Directions> All of the data should be output character for character, except the pictures.
════════
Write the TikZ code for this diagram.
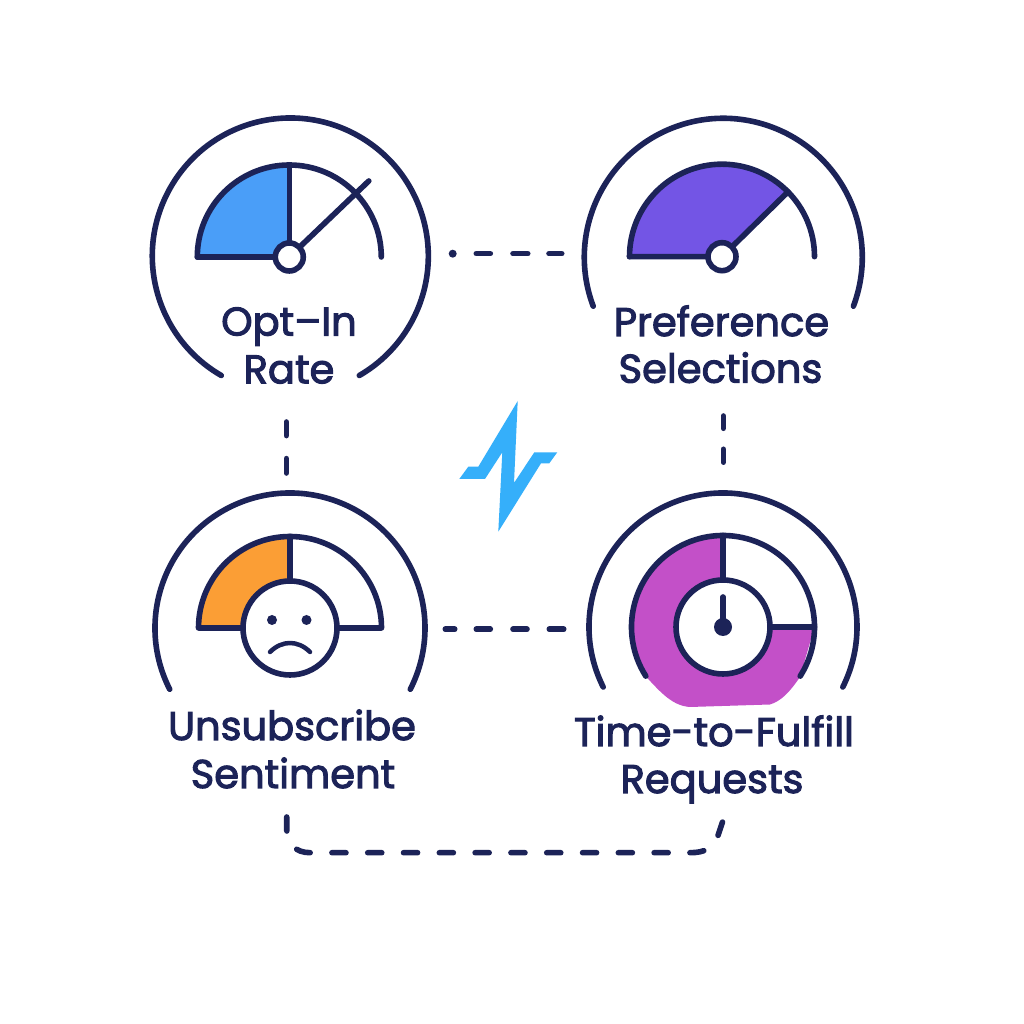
\documentclass[tikz,border=0pt]{standalone}
\usepackage{fontspec}
\setmainfont[FakeBold=2.6]{Poppins}
\definecolor{ink}{HTML}{1C2358}
\definecolor{cblue}{HTML}{4A9EF8}
\definecolor{cpurple}{HTML}{7355E5}
\definecolor{corange}{HTML}{FB9E35}
\definecolor{cmagenta}{HTML}{C350C8}
\definecolor{cbolt}{HTML}{35AFFA}
\tikzset{
  line/.style={draw=ink,line width=5.6pt,line cap=round,line join=round},
  link/.style={draw=ink,line width=5.6pt,line cap=round},
  lab/.style={anchor=base,text=ink,inner sep=0pt,font=\fontsize{40}{40}\selectfont},
  hubdot/.style={circle,draw=ink,line width=5.6pt,fill=white,inner sep=0pt},
}
\begin{document}
\begin{tikzpicture}[x=1pt,y=1pt]
\useasboundingbox (0,0) rectangle (1024,1024);
\fill[white] (0,0) rectangle (1024,1024);
% free ends of connectors
\coordinate (t1) at (452.7,770.3); \coordinate (t2) at (561.7,770.3);
\coordinate (l1) at (286.3,602); \coordinate (l2) at (286.3,551);
\coordinate (r1) at (723.3,608); \coordinate (r2) at (723.3,561.7);
\coordinate (m1) at (445.3,394.7); \coordinate (m2) at (563.7,394.7);
\coordinate (b1) at (286.7,207); \coordinate (b2) at (722.5,202);
% Gauge 1
\begin{scope}[shift={(289.3,767)}]
  \fill[cblue] (-92,0) arc[start angle=180,end angle=90,radius=92pt] -- (0,0) -- cycle;
  \draw[line] (-92,0) arc[start angle=180,end angle=0,radius=92pt];
  \draw[line] (-92,0) -- (0,0) -- (0,92);
  \draw[line] (0,0) -- (79.5,76);
  \node[hubdot,minimum size=28pt] (hub1) at (0,0) {};
  \draw[line] (240:138) ++(1,1) arc[start angle=240,end angle=-60,radius=138pt];
\end{scope}
% Gauge 2
\begin{scope}[shift={(722,767.3)}]
  \fill[cpurple] (-92.5,0) arc[start angle=180,end angle=44.5,radius=92.5pt] -- (0,0) -- cycle;
  \draw[line] (-92.5,0) arc[start angle=180,end angle=0,radius=92.5pt];
  \draw[line] (-92.5,0) -- (0,0) -- (44.5:92.5);
  \node[hubdot,minimum size=28pt] (hub2) at (0,0) {};
  \draw[line] (1.3,-0.6) ++(200.6:139) arc[start angle=200.6,end angle=-20.6,radius=139pt];
\end{scope}
% Gauge 3
\begin{scope}[shift={(290,396)}]
  \fill[corange] (-91.5,0) arc[start angle=180,end angle=90,radius=91.5pt] -- (0,0) -- cycle;
  \draw[line] (-91.5,0) arc[start angle=180,end angle=0,radius=91.5pt] -- cycle;
  \draw[line] (0,0) -- (0,91.5);
  \node[hubdot,minimum size=94pt] (face) at (0,0) {};
  \fill[ink] (-18,8) circle[radius=5pt] (16.5,8) circle[radius=5pt];
  \draw[line,line width=4.5pt] (-20,-24) .. controls (-8,-12) and (8,-12) .. (20,-24);
  \draw[line] (207:135) arc[start angle=207,end angle=-27,radius=135pt];
\end{scope}
% Gauge 4
\begin{scope}[shift={(723,397)}]
  \fill[cmagenta] (0,91.5)
    arc[start angle=90,end angle=213,radius=91.5pt]
    .. controls (-62,-66) and (-50,-79) .. (-33,-80)
    -- (47,-77.5) .. controls (58,-74) and (66,-66) .. (77,-50)
    -- (91.5,0) -- (0,0) -- cycle;
  \draw[line] (212.5:91.5) arc[start angle=212.5,end angle=-32.5,radius=91.5pt];
  \draw[line] (0,0) -- (0,91.5) (0,0) -- (91.5,0);
  \node[hubdot,minimum size=94pt] (dial) at (0,0) {};
  \fill[ink] (0,0) circle[radius=9pt];
  \draw[line] (0,0) -- (0,30);
  \draw[line] (206.6:134) arc[start angle=206.6,end angle=-26.6,radius=134pt];
\end{scope}
% Bolt
\fill[cbolt] (517.7,623) -- (514,541) -- (534.3,571.7) -- (557.3,571.7) -- (549.3,560.7) -- (541,560.7)
  -- (498.3,492.3) -- (502.3,571.7) -- (485,545) -- (459.3,545) -- (468.3,557.3) -- (478.3,557.3) -- cycle;
% Labels
\node[lab] (a1) at (289,688.5) {Opt–In};
\node[lab] (a2) at (289,640.7) {Rate};
\node[lab] (b3) at (721.5,688) {Preference};
\node[lab] (b4) at (720.5,641.3) {Selections};
\node[lab] (c1) at (292,284) {Unsubscribe};
\node[lab] (c2) at (293,236) {Sentiment};
\node[lab] (d1) at (714,278) {Time-to-Fulfill};
\node[lab] (d2) at (712,231) {Requests};
% Connectors
\fill[ink] (t1) circle[radius=4pt];
\draw[link,dash pattern=on 0pt off 23.6pt on 14pt off 22.7pt on 14.7pt off 21.3pt on 12.7pt off 50pt] (t1) -- (t2);
\draw[link,dash pattern=on 9.4pt off 21.6pt on 14pt off 22.7pt on 14pt off 22.3pt on 14.4pt off 50pt] (m1) -- (m2);
\draw[link,dash pattern=on 13.6pt off 23pt on 14.6pt off 50pt] (l1) -- (l2);
\draw[link,dash pattern=on 12.3pt off 21pt on 12.9pt off 50pt] (r1) -- (r2);
\draw[link,dash pattern=on 14pt off 21.8pt] (b1) -- (286.7,194) .. controls (286.7,180) and (296,171.3) .. (310,171.3) -- (690,171.3) .. controls (705,171.3) and (713,176) .. (717.5,187) -- (b2);
\end{tikzpicture}
\end{document}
════════
Full solution>
Write the TikZ code for this diagram.
\documentclass[tikz,border=0pt]{standalone}
\usepackage{fontspec}
\setmainfont[FakeBold=2.6]{Poppins}
\definecolor{ink}{HTML}{1C2358}
\definecolor{cblue}{HTML}{4A9EF8}
\definecolor{cpurple}{HTML}{7355E5}
\definecolor{corange}{HTML}{FB9E35}
\definecolor{cmagenta}{HTML}{C350C8}
\definecolor{cbolt}{HTML}{35AFFA}
\tikzset{
  line/.style={draw=ink,line width=5.6pt,line cap=round,line join=round},
  link/.style={draw=ink,line width=5.6pt,line cap=round},
  lab/.style={anchor=base,text=ink,inner sep=0pt,font=\fontsize{40}{40}\selectfont},
  hubdot/.style={circle,draw=ink,line width=5.6pt,fill=white,inner sep=0pt},
}
\begin{document}
\begin{tikzpicture}[x=1pt,y=1pt]
\useasboundingbox (0,0) rectangle (1024,1024);
\fill[white] (0,0) rectangle (1024,1024);
% free ends of connectors
\coordinate (t1) at (452.7,770.3); \coordinate (t2) at (561.7,770.3);
\coordinate (l1) at (286.3,602); \coordinate (l2) at (286.3,551);
\coordinate (r1) at (723.3,608); \coordinate (r2) at (723.3,561.7);
\coordinate (m1) at (445.3,394.7); \coordinate (m2) at (563.7,394.7);
\coordinate (b1) at (286.7,207); \coordinate (b2) at (722.5,202);
% Gauge 1
\begin{scope}[shift={(289.3,767)}]
  \fill[cblue] (-92,0) arc[start angle=180,end angle=90,radius=92pt] -- (0,0) -- cycle;
  \draw[line] (-92,0) arc[start angle=180,end angle=0,radius=92pt];
  \draw[line] (-92,0) -- (0,0) -- (0,92);
  \draw[line] (0,0) -- (79.5,76);
  \node[hubdot,minimum size=28pt] (hub1) at (0,0) {};
  \draw[line] (240:138) ++(1,1) arc[start angle=240,end angle=-60,radius=138pt];
\end{scope}
% Gauge 2
\begin{scope}[shift={(722,767.3)}]
  \fill[cpurple] (-92.5,0) arc[start angle=180,end angle=44.5,radius=92.5pt] -- (0,0) -- cycle;
  \draw[line] (-92.5,0) arc[start angle=180,end angle=0,radius=92.5pt];
  \draw[line] (-92.5,0) -- (0,0) -- (44.5:92.5);
  \node[hubdot,minimum size=28pt] (hub2) at (0,0) {};
  \draw[line] (1.3,-0.6) ++(200.6:139) arc[start angle=200.6,end angle=-20.6,radius=139pt];
\end{scope}
% Gauge 3
\begin{scope}[shift={(290,396)}]
  \fill[corange] (-91.5,0) arc[start angle=180,end angle=90,radius=91.5pt] -- (0,0) -- cycle;
  \draw[line] (-91.5,0) arc[start angle=180,end angle=0,radius=91.5pt] -- cycle;
  \draw[line] (0,0) -- (0,91.5);
  \node[hubdot,minimum size=94pt] (face) at (0,0) {};
  \fill[ink] (-18,8) circle[radius=5pt] (16.5,8) circle[radius=5pt];
  \draw[line,line width=4.5pt] (-20,-24) .. controls (-8,-12) and (8,-12) .. (20,-24);
  \draw[line] (207:135) arc[start angle=207,end angle=-27,radius=135pt];
\end{scope}
% Gauge 4
\begin{scope}[shift={(723,397)}]
  \fill[cmagenta] (0,91.5)
    arc[start angle=90,end angle=213,radius=91.5pt]
    .. controls (-62,-66) and (-50,-79) .. (-33,-80)
    -- (47,-77.5) .. controls (58,-74) and (66,-66) .. (77,-50)
    -- (91.5,0) -- (0,0) -- cycle;
  \draw[line] (212.5:91.5) arc[start angle=212.5,end angle=-32.5,radius=91.5pt];
  \draw[line] (0,0) -- (0,91.5) (0,0) -- (91.5,0);
  \node[hubdot,minimum size=94pt] (dial) at (0,0) {};
  \fill[ink] (0,0) circle[radius=9pt];
  \draw[line] (0,0) -- (0,30);
  \draw[line] (206.6:134) arc[start angle=206.6,end angle=-26.6,radius=134pt];
\end{scope}
% Bolt
\fill[cbolt] (517.7,623) -- (514,541) -- (534.3,571.7) -- (557.3,571.7) -- (549.3,560.7) -- (541,560.7)
  -- (498.3,492.3) -- (502.3,571.7) -- (485,545) -- (459.3,545) -- (468.3,557.3) -- (478.3,557.3) -- cycle;
% Labels
\node[lab] (a1) at (289,688.5) {Opt–In};
\node[lab] (a2) at (289,640.7) {Rate};
\node[lab] (b3) at (721.5,688) {Preference};
\node[lab] (b4) at (720.5,641.3) {Selections};
\node[lab] (c1) at (292,284) {Unsubscribe};
\node[lab] (c2) at (293,236) {Sentiment};
\node[lab] (d1) at (714,278) {Time-to-Fulfill};
\node[lab] (d2) at (712,231) {Requests};
% Connectors
\fill[ink] (t1) circle[radius=4pt];
\draw[link,dash pattern=on 0pt off 23.6pt on 14pt off 22.7pt on 14.7pt off 21.3pt on 12.7pt off 50pt] (t1) -- (t2);
\draw[link,dash pattern=on 9.4pt off 21.6pt on 14pt off 22.7pt on 14pt off 22.3pt on 14.4pt off 50pt] (m1) -- (m2);
\draw[link,dash pattern=on 13.6pt off 23pt on 14.6pt off 50pt] (l1) -- (l2);
\draw[link,dash pattern=on 12.3pt off 21pt on 12.9pt off 50pt] (r1) -- (r2);
\draw[link,dash pattern=on 14pt off 21.8pt] (b1) -- (286.7,194) .. controls (286.7,180) and (296,171.3) .. (310,171.3) -- (690,171.3) .. controls (705,171.3) and (713,176) .. (717.5,187) -- (b2);
\end{tikzpicture}
\end{document}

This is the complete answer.